Quando si parla di leadership al femminile, si applica un concetto, declinato storicamente e socialmente al maschile, ad un'idea univoca della donna. Che cosa si intende con “leadership al femminile”, se non un'indistinta categoria delle donne chiamate ad esercitare un primato così definito da un mondo di uomini?

La donna leader non è altro che l'ennesimo oggetto del desiderio maschile che, canalizzato debitamente dai media e dalla cultura, ha finito per diventare un'aspirazione femminile. Si può azzardare un parallelismo con la finta emancipazione del corpo delle donne: in molte, oggi, si sentono padrone della propria corporeità proprio perché la esibiscono e la strumentalizzano a loro piacimento, per i loro scopi, senza però accorgersi che l'esibizione e la strumentalizzazione hanno come oggetto (e non di certo come soggetto) un canone di bellezza, di sensualità, di potere che è stato codificato da uomini.
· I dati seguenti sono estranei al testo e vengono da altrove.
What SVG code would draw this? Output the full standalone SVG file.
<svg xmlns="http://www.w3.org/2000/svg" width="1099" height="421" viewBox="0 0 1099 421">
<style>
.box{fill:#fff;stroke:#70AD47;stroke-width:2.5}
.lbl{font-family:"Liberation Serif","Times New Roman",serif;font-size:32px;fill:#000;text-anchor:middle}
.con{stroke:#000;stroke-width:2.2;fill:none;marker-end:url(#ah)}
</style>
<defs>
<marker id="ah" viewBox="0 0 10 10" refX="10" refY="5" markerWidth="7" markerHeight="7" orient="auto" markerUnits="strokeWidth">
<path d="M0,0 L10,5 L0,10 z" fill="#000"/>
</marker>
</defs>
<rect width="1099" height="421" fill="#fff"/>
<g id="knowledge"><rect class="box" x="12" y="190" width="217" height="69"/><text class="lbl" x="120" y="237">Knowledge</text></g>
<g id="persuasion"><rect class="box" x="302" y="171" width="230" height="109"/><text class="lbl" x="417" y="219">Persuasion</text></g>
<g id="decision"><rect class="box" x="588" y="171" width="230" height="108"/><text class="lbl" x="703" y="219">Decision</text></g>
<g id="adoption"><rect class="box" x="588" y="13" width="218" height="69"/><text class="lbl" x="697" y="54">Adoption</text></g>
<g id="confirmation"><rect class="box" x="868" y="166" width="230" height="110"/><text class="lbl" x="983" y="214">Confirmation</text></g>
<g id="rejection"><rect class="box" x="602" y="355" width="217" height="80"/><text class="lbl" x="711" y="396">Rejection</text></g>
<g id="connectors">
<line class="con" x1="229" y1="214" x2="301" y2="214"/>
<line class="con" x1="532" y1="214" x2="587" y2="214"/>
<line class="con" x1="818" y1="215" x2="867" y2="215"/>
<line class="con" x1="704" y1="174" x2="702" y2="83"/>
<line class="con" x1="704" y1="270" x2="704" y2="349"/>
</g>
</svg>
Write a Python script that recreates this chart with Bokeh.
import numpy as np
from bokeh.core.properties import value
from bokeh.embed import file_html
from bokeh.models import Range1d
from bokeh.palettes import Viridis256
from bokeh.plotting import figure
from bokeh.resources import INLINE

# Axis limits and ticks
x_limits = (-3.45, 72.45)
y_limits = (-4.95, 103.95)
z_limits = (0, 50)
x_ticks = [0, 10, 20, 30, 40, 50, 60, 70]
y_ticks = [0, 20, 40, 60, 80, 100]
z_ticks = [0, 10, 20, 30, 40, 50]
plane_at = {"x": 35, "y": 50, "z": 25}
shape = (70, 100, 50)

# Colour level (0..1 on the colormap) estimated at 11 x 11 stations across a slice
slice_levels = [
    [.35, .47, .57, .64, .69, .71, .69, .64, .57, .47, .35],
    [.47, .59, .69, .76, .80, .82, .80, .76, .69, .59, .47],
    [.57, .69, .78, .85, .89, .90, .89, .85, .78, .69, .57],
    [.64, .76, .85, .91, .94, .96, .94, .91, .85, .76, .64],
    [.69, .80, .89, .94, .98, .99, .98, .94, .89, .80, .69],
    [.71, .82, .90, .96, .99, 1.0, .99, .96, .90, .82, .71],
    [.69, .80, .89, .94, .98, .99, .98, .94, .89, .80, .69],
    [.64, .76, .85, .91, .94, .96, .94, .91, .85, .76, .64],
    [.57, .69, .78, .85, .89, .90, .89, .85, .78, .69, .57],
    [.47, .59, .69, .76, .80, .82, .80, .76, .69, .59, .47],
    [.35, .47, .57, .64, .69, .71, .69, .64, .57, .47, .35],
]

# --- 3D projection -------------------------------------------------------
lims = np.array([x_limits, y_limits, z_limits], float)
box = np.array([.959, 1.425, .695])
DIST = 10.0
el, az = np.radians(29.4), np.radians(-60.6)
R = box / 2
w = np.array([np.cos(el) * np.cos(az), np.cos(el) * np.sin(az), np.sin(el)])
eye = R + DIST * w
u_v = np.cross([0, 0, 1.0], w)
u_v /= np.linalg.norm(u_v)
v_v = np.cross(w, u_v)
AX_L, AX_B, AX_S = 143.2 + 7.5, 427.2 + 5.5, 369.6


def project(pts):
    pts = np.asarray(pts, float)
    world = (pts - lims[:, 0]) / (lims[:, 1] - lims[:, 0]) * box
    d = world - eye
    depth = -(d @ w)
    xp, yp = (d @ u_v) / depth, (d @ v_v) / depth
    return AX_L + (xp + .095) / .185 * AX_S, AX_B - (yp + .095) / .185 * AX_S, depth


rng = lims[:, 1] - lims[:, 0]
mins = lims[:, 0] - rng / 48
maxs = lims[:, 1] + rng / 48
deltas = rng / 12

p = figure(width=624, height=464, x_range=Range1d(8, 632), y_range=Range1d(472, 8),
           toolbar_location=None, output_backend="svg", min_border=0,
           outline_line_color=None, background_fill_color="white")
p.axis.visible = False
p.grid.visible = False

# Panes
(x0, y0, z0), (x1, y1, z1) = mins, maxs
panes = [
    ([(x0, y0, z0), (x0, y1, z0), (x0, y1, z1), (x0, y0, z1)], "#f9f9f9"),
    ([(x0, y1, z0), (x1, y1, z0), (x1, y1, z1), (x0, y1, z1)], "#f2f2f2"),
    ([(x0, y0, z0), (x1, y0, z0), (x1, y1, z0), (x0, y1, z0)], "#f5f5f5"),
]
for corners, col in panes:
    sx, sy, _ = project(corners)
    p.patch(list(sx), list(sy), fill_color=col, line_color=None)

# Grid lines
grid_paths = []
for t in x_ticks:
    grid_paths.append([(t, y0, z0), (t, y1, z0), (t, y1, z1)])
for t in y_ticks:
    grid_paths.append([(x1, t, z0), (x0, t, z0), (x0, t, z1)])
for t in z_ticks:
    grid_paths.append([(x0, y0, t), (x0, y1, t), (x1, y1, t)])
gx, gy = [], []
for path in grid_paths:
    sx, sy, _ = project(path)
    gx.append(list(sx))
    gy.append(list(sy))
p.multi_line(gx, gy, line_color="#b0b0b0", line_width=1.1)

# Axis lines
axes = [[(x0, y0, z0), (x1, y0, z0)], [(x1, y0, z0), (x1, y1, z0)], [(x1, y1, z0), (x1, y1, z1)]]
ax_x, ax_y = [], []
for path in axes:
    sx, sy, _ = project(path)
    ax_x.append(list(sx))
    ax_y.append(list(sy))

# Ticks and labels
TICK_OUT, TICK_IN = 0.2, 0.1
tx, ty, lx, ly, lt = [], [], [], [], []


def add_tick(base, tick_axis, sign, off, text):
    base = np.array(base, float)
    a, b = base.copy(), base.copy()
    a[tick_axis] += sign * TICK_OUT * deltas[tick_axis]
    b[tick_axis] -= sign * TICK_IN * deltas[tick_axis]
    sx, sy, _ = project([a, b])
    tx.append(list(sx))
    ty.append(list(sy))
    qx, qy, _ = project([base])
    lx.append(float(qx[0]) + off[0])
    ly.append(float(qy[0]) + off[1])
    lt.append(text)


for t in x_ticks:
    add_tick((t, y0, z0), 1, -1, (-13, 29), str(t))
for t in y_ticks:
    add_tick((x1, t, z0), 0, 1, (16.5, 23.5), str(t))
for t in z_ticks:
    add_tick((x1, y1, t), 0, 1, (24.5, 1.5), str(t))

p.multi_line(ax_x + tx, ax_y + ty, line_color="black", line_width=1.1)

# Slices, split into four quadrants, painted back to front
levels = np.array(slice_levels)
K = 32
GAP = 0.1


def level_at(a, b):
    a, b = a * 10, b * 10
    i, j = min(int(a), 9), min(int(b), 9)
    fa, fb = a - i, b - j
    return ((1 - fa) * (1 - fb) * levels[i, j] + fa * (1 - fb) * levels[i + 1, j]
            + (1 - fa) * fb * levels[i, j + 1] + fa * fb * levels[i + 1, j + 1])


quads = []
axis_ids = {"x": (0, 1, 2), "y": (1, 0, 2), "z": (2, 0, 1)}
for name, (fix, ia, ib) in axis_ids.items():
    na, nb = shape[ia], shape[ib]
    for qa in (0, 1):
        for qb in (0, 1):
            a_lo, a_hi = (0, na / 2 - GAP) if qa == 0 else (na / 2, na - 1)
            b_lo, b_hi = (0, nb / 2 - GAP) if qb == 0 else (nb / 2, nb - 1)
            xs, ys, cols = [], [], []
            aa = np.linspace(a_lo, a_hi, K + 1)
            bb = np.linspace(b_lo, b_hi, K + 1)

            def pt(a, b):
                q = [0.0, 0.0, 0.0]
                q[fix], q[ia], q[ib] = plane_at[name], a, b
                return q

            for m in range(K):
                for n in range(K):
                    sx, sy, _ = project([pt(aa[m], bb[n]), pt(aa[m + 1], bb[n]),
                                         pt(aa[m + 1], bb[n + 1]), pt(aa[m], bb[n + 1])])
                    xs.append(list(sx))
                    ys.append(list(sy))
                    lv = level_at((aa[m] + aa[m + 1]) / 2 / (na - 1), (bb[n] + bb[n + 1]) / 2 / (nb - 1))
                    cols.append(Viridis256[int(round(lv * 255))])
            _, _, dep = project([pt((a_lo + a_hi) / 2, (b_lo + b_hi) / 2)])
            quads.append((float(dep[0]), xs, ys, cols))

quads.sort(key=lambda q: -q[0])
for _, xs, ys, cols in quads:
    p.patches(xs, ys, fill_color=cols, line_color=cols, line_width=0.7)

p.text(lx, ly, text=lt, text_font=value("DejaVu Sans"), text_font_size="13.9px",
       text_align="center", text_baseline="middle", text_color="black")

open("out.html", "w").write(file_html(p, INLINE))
Ma è questa la vera femminilità?

Scrive Ariel Levy 1 che “le donne che vogliono essere considerate di potere preferiscono mascolinizzarsi piuttosto che elevare le altre donne al proprio livello (…) Alcune delle donne più carismatiche della nostra Storia sono state paragonate agli uomini, sia dagli ammiratori che dai detrattori”. Esiste “un tipo di donna (quella talentuosa, potente, spregiudicata) che difficilmente riusciamo a descrivere senza il confronto con l'uomo, e la maggior parte di queste donne non sembra crucciarsene più di tanto, con buona pace della sorellanza.”2

La donna leader, insomma, sembra tale soltanto in un contesto in cui il successo è propedeutico al carisma ed è declinato secondo categorie mascoline, prima ancora che maschili.

Nel suo controverso libro “Il Paradosso dei Sessi”3, la psicologa canadese Susan Pinker presenta molti casi di donne che, giunte ad un passo dal successo, decidono di fare marcia indietro e di optare per uno stile di vita più sostenibile, sebbene meno appagante dal punto di vista della carriera comunemente intesa. Tra le possibili motivazioni descritte dalla Pinker, c'è la percezione di un mondo del lavoro calibrato su stili di vita ed aspettative maschili, che pretende dalle donne una totale adesione al modello e ai suoi derivati più prossimi di una certa cultura aziendale, che ad effettive esigenze di produttività. Sembra che molte donne abbiano più a cuore i cosiddetti obiettivi intrinseci (relazioni, salute, crescita personale etc.) che quelli estrinseci (ricchezza, fama, immagine personale etc.) e questo, a fronte di un contesto professionale che ad alti livelli è solito pretendere straordinari, cene di lavoro fissate persino nel fine settimana, figli abbracciati quando sono ormai in pigiama e pronti per andare a dormire, le porta ad auto-sabotarsi, o ad operare rinunce più o meno serene. Quelle che, invece, non rinunciano, sono portate ad esercitare una competizione di genere più sottile – ma non per questo meno tossica – a scapito di donne più giovani e meno esperte. La cooperazione, insomma, non sembra un atteggiamento ritenuto vincente dalle donne che “ce l'hanno fatta”, anzi. Come api regine, queste ultime tendono a difendere il loro primato, spesso attraverso l'appoggio di uomini in posizioni-chiave. Sdoganata la figura della “donna del capo”, oggi è il “capo donna” ad occupare le prime pagine e l'attenzione di molti, spesso ignari del fatto che, proprio dietro il presunto successo di un “capo donna”, c'è un mentore di sesso maschile, un codice maschile, un atteggiamento mascolino, ed una serie di rinunce non sempre esplicite e serene . E' davvero questa, allora, la leadership femminile?

Declinare il concetto di leadership secondo le differenze di genere significa, innanzitutto, cambiare prospettiva e sguardo sul mondo: è più leader una solitaria dirigente d'azienda o una madre di famiglia? Lo è di più una reginetta di bellezza o un'attivista politica? Chi abdica al proprio benessere o chi lo nega per conseguire un'idea condivisa di successo? E il rapporto di coppia?